The future of the MCU is also really well shown through some of the other characters in the film. It’s great to see more of Don Cheadle and Anthony Mackie, the scenes with Nick Fury and Stellan Skarsgard help to show the future of the team and the MCU effectively and the scenes with Andy Serkis (who is a lot of fun in his brief appearance) help set up Black Panther effectively, but it’s in The Vision where the true intent of Phase 3 is shown. He is the most bizarre character introduced in the MCU (even including the ones in Guardians of the Galaxy). The circumstances behind his creation are probably the most overt parallel to Frankenstein in the film, his whole power-set is never fully explained but doesn’t really need to be and the whole look of the character shows how much the comic book aesthetic is going to be appreciated in Phase 3. A lot of credit has to go to Paul Bettany for making the character work, the overall detachment from humanity being perfectly counterpointed by Bettany’s soulful eyes, which helps make the character so compelling and I’m excited to see how he’ll play into Phase 3.

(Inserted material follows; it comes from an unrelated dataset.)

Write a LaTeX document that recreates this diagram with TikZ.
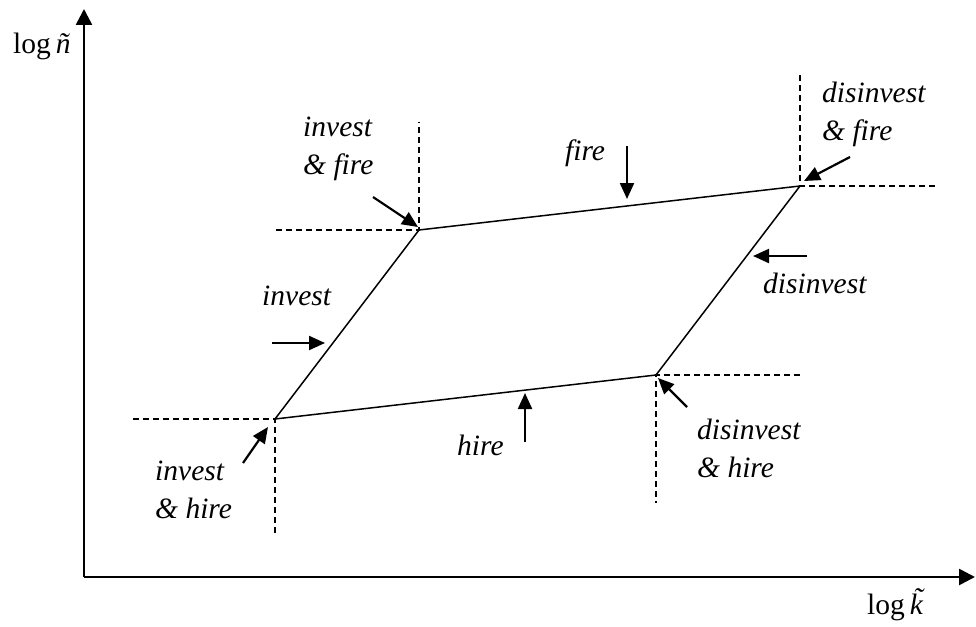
\documentclass[tikz,border=0pt]{standalone}
\usepackage{fontspec}
\setmainfont{LiberationSerif}[Extension=.ttf,UprightFont=*-Regular,ItalicFont=*-Italic,BoldFont=*-Bold]
\usetikzlibrary{arrows.meta}
\begin{document}
\begin{tikzpicture}[x=1pt,y=-1pt,
  axis/.style={line width=2.6pt,-{Triangle[length=16pt,width=16pt]}},
  edge/.style={line width=1.5pt,line join=miter},
  guide/.style={line width=1.6pt,dash pattern=on 6pt off 4pt},
  push/.style={line width=2.2pt,-{Triangle[length=16pt,width=14pt]}},
  lbl/.style={font=\fontsize{29.5}{38}\selectfont\itshape,inner sep=0pt,anchor=base west,align=left},
  axlbl/.style={font=\fontsize{29.5}{36}\selectfont,inner sep=0pt,anchor=base west}]
\useasboundingbox (0,0) rectangle (976,626);

% axes
\coordinate (O) at (84,577);
\coordinate (ytip) at (84,9);
\coordinate (xtip) at (975,577);
\draw[axis] (O) -- (ytip);
\draw[axis] (O) -- (xtip);
\node[axlbl] (ylab) at (13,53) {log\,{\itshape ñ}};
\node[axlbl] (xlab) at (867,614) {log\,{\itshape\accent"02DC k}};

% corners of the inaction region
\coordinate (BL) at (275,419);
\coordinate (TL) at (419,230);
\coordinate (TR) at (800,186);
\coordinate (BR) at (656,375);

% dashed guides through the corners
\coordinate (blw) at (133,419);
\coordinate (bls) at (275,535);
\coordinate (tlw) at (276,230);
\coordinate (tln) at (419,122);
\coordinate (trn) at (801,76);
\coordinate (tre) at (938,186);
\coordinate (bre) at (800,375);
\coordinate (brs) at (656,503);
\draw[guide] (blw) -- (BL) -- (bls);
\draw[guide] (tlw) -- (TL) -- (tln);
\draw[guide] (trn) -- (TR |- trn) -- (TR) -- (tre);
\draw[guide] (bre) -- (BR) -- (brs);

% region boundary
\draw[edge] (BL) -- (TL) -- (TR) -- (BR) -- cycle;

% adjustment arrows
\coordinate (fireA) at (627,146);  \coordinate (fireB) at (627,199);
\coordinate (hireA) at (525,442);  \coordinate (hireB) at (525,393);
\coordinate (invA) at (272,343);   \coordinate (invB) at (325,343);
\coordinate (disA) at (807,256);   \coordinate (disB) at (753,256);
\coordinate (ifA) at (373,197);    \coordinate (ifB) at (418,227);
\coordinate (dfA) at (850,157);    \coordinate (dfB) at (804,181);
\coordinate (ihA) at (243,463);    \coordinate (ihB) at (268,427);
\coordinate (dhA) at (687,407);    \coordinate (dhB) at (658,378);
\draw[push] (fireA) -- (fireB);
\draw[push] (hireA) -- (hireB);
\draw[push] (invA) -- (invB);
\draw[push] (disA) -- (disB);
\draw[push] (ifA) -- (ifB);
\draw[push] (dfA) -- (dfB);
\draw[push] (ihA) -- (ihB);
\draw[push] (dhA) -- (dhB);

% labels (anchored at the baseline of their last line)
\node[lbl] (lif) at (303,174) {invest\\\& fire};
\node[lbl] (lfire) at (565,160) {fire};
\node[lbl] (ldf) at (822,140) {disinvest\\\& fire};
\node[lbl] (linv) at (262,305) {invest};
\node[lbl] (ldis) at (763,293) {disinvest};
\node[lbl] (lhire) at (457,455) {hire};
\node[lbl] (lih) at (155,518) {invest\\\& hire};
\node[lbl] (ldh) at (697,477) {disinvest\\\& hire};
\end{tikzpicture}
\end{document}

On a technical standpoint, Whedon has improved a lot as an action director since the first film. He was always good at directing the characters and the dialogue scenes but it was also clear he wasn’t experienced directing large scale action. Here though, Whedon (along with DP Ben Davis) allow each action scene a lot of breathing room and use these scenes to help advance the characters. The standout in my eyes though is the Hulkbuster fight, there’s a clear sense of geography throughout the scene and it builds up on a lot of character moments previously set up, especially the idea of Banner losing control (since the Hulkbuster was designed by Banner along with Stark). All the other action scenes have great moments as well, and I loved the long take used at the start of the film. The overall design of everything is excellent as well, from the threatening, imposing nature of Ultron, to the overall aesthetic of Avengers Tower and Ultron’s lair. Each area has it’s own unique identity, be it from the design or from the colour scheme and how it’s shot, this is much more of a visual treat than the first film. If there is a problem I have with the technicals, and this is really more of a nitpick, it’s that the music doesn’t really have a strong theme for the team, I like the one they have but they could have done better to fit each character into it. That’s not to say the music isn’t bad, it’s just that it lacks any real presence.

Overall, Avengers: Age of Ultron is a very worthy follow up to the first film with a great focus on character. Whilst it hasn’t overtaken Guardians of the Galaxy as my favourite MCU film it is a close second. Whedon’s strength with dialogue and character is really allowed to shine, matched by a top notch cast at the top of their game, and it’s clear that Whedon’s skill as a director has improved between films. This is already an excellent sign for how Phase 3 of the MCU is going to go and I cannot wait for that to happen.